There’s a frustrating gap in how most websites work. A DIY builder like Wix or Squarespace lets you edit everything yourself — and also lets you wreck the design, the layout, and the spacing with one careless drag. A custom-built site looks great and stays on-brand — but every word change means emailing your developer and waiting. Neither lets a non-technical owner make a quick copy tweak and trust the result.
An AI-editable website is the middle path. Here’s how it actually works, who it’s for, and — honestly — what it can’t do.
How brand-guarded AI editing works
The idea is simple: you get a real, custom-designed site, plus a built-in editor with an AI assistant sitting on top of it. To change your words, you don’t open code — you ask.
You select the text you want to change and type a plain-English instruction:
- “Make this headline punchier.”
- “Rewrite this for a spring promotion.”
- “Write the SEO title and description for this page.”
The AI returns a suggestion. You approve or reject it — nothing happens automatically. Approved changes save as a draft first, and nothing is public until you hit publish. If you don’t like a result, you roll back to an earlier version. It’s suggest-then-approve, with an undo button, not “the robot rewrites your site.”
The part that makes it safe: the Guardian
The reason you can hand this to a non-technical owner is a built-in brand Guardian that checks every change before it can go live. It blocks anything that would break:
- Your design — the layout and look stay intact.
- Your prices — locked, so a stray edit can’t misquote what you charge.

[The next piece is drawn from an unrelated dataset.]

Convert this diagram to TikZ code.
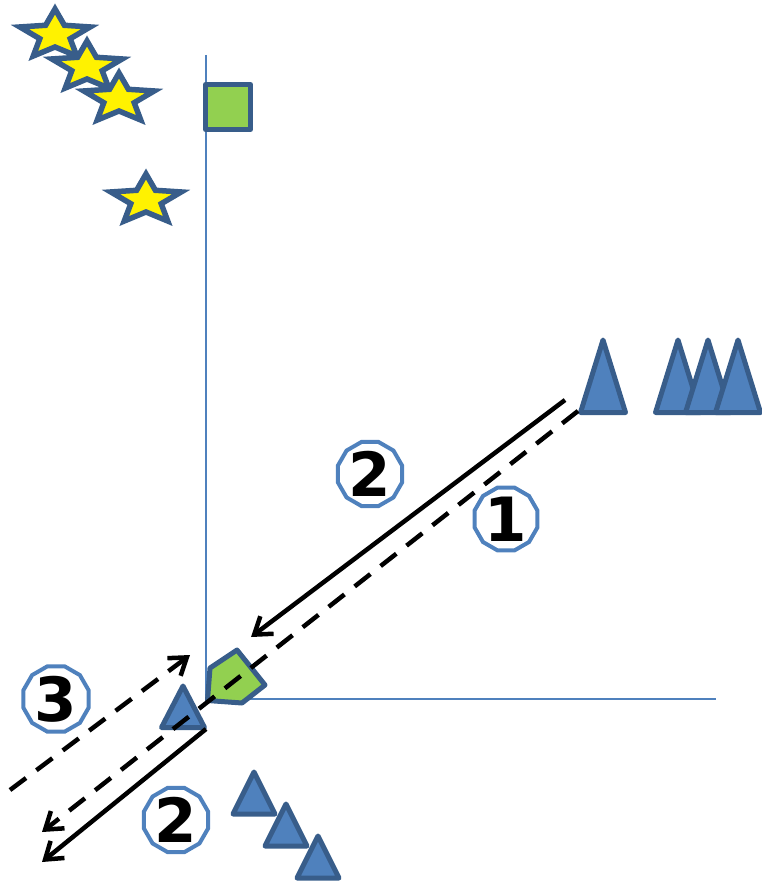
\documentclass[tikz,border=0pt]{standalone}
\usepackage{fontspec}
\setmainfont{DejaVu Sans}
\usepackage{tikz}
\usetikzlibrary{arrows.meta,shapes.geometric}

\definecolor{axisblue}{HTML}{4F81BD}
\definecolor{edgeblue}{HTML}{385D8A}
\definecolor{leafgreen}{HTML}{92D050}

\tikzset{
  axisline/.style={draw=axisblue,line width=2pt},
  starshape/.style={draw=edgeblue,fill=yellow,line width=5.5pt,line join=miter},
  tri/.style={draw=edgeblue,fill=axisblue,line width=5pt,line join=round},
  greenbox/.style={draw=edgeblue,fill=leafgreen,line width=5pt,line join=round},
  solidarrow/.style={line width=4.5pt,-{Straight Barb[length=16pt,width=22pt]}},
  dasharrow/.style={solidarrow,dash pattern=on 20pt off 13pt},
  stepno/.style={regular polygon,regular polygon sides=12,minimum size=64pt,
    draw=axisblue,line width=4pt,inner sep=0pt,font=\fontsize{61}{61}\selectfont\bfseries}
}

\newcommand{\starat}[2]{%
  \draw[starshape] (#1,#2) +(-90:37 and 26)
    \foreach \a in {0,...,4} {-- +(-54+72*\a:16 and 12) -- +(-18+72*\a:37 and 26)} -- cycle;}

\begin{document}
\begin{tikzpicture}[x=1pt,y=-1pt]
\useasboundingbox (0,0) rectangle (761,885);

%Drawing axes
\coordinate (origin) at (205.5,699);
\coordinate (ytop) at (205.5,55);
\coordinate (xend) at (716,699);
\draw[axisline] (ytop)--(origin)--(xend);

%Drawing stars
\starat{55}{35}
\starat{87}{67}
\starat{119}{99}
\starat{146}{200}

%green square on the axis
\draw[greenbox] (205.5,84.5) rectangle (250.5,129.5);

%tall triangles
\draw[tri] (603,340)--(625.5,412.5)--(580.5,412.5)--cycle;
\draw[tri] (678,340)--(700.5,412.5)--(655.5,412.5)--cycle;
\draw[tri] (708,340)--(730.5,412.5)--(685.5,412.5)--cycle;
\draw[tri] (738,340)--(760.5,412.5)--(715.5,412.5)--cycle;

%small triangles
\draw[tri] (183,686)--(204.5,727.5)--(161.5,727.5)--cycle;
\draw[tri] (254,772)--(275,814)--(233,814)--cycle;
\draw[tri] (286,804)--(307,846)--(265,846)--cycle;
\draw[tri] (318,836)--(339,878)--(297,878)--cycle;

%green pentagon at the origin
\draw[greenbox] (237,650)--(265,685)--(242,703)--(207.5,700.5)--(210,668)--cycle;

%connecting them
\coordinate (tallA) at (565,400);
\coordinate (pentIn) at (251,637);
\coordinate (tallB) at (578,411);
\coordinate (dashEnd) at (42,832);
\coordinate (triBase) at (206,729);
\coordinate (solidEnd) at (42,862);
\coordinate (backStart) at (10,790);
\coordinate (backEnd) at (190,655);
\draw[solidarrow] (tallA)--(pentIn);
\draw[dasharrow] (tallB)--(dashEnd);
\draw[solidarrow] (triBase)--(solidEnd);
\draw[dasharrow] (backStart)--(backEnd);

%step numbers
\node[stepno] (stepTwoA) at (370,474) {2};
\node[stepno] (stepOne) at (506,519) {1};
\node[stepno] (stepThree) at (56,699) {3};
\node[stepno] (stepTwoB) at (176,820) {2};

\end{tikzpicture}
\end{document}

- Your tagline and brand elements — protected from accidental changes.
So the worst case isn’t “I broke my website.” The worst case is “the Guardian wouldn’t let me make that change, and I asked it differently.” That’s a very different level of risk to put in an owner’s hands.
Who it’s for
This fits a specific kind of business well:
- Owners who update copy often — seasonal promos, new service descriptions, refreshed messaging — and don’t want to wait on a developer for every word.
- Non-technical teams who want control without the fear of breaking something.

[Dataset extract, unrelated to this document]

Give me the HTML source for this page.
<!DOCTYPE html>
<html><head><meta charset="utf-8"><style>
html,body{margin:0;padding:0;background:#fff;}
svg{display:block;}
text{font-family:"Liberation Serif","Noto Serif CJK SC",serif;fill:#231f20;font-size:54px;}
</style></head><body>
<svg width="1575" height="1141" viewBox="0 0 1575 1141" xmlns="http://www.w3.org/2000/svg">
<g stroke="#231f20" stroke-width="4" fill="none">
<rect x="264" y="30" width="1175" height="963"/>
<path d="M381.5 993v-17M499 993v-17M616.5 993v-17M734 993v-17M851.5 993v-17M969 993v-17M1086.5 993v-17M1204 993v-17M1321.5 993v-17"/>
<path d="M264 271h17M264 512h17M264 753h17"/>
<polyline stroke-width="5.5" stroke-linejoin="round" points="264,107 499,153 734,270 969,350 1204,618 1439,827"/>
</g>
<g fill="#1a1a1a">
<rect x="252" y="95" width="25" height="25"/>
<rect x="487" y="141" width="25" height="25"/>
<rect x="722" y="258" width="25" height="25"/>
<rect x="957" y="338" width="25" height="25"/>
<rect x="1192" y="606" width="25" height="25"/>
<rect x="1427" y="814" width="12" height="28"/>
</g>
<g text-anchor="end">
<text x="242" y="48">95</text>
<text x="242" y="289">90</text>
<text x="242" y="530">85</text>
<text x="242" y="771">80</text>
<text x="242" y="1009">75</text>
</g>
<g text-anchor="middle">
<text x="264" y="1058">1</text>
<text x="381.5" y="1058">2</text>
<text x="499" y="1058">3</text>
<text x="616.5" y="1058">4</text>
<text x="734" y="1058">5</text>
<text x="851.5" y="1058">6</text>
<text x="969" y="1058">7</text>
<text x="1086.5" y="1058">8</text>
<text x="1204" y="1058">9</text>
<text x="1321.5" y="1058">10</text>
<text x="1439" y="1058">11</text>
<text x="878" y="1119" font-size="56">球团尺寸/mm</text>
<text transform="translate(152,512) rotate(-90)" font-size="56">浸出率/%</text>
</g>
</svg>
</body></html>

- Businesses that care about staying on-brand and don’t trust a free-for-all DIY builder.
If your site basically never changes after launch, you may not need this — a standard build plus an occasional quick edit could be the cheaper fit. AI editing earns its keep when you edit regularly.
The honest limits
This is where most marketing gets vague, so let’s be direct about what you can’t do yourself:
- You can edit copy and SEO (titles, descriptions, key phrases) with the AI, and swap images and add content blocks in the editor.
- You cannot spin up brand-new pages, big layout changes, or new features on your own. Those stay a quick request to us. The AI handles content; structural changes are still our job.
We’re upfront about this on purpose. “Edit your whole site with AI” would oversell it. “Edit your copy, SEO, images, and content blocks yourself — and ask us for new pages” is the truth, and it’s still a big upgrade over emailing every change.
What it costs
An AI-editable website is a one-time build from $5,000, which includes the custom design and the AI editor — roughly half of a comparable agency “custom site plus CMS” build. Ongoing AI editing, hosting, and monitoring are an optional $39/month. You own the site and its code either way; the built-in AI editor and monitoring run on our platform. Builds typically ship in about two weeks.
Like everything we do, it comes with brand guardrails by default, draft-to-publish versioning, and full ownership — no lock-in on the content you create.
The bottom line
If you want the polish of a custom site and the freedom to update your own words without fear, an AI-editable website is built for exactly that — with guardrails so you can’t break it, and an honest line about where self-service stops and a quick request to us begins.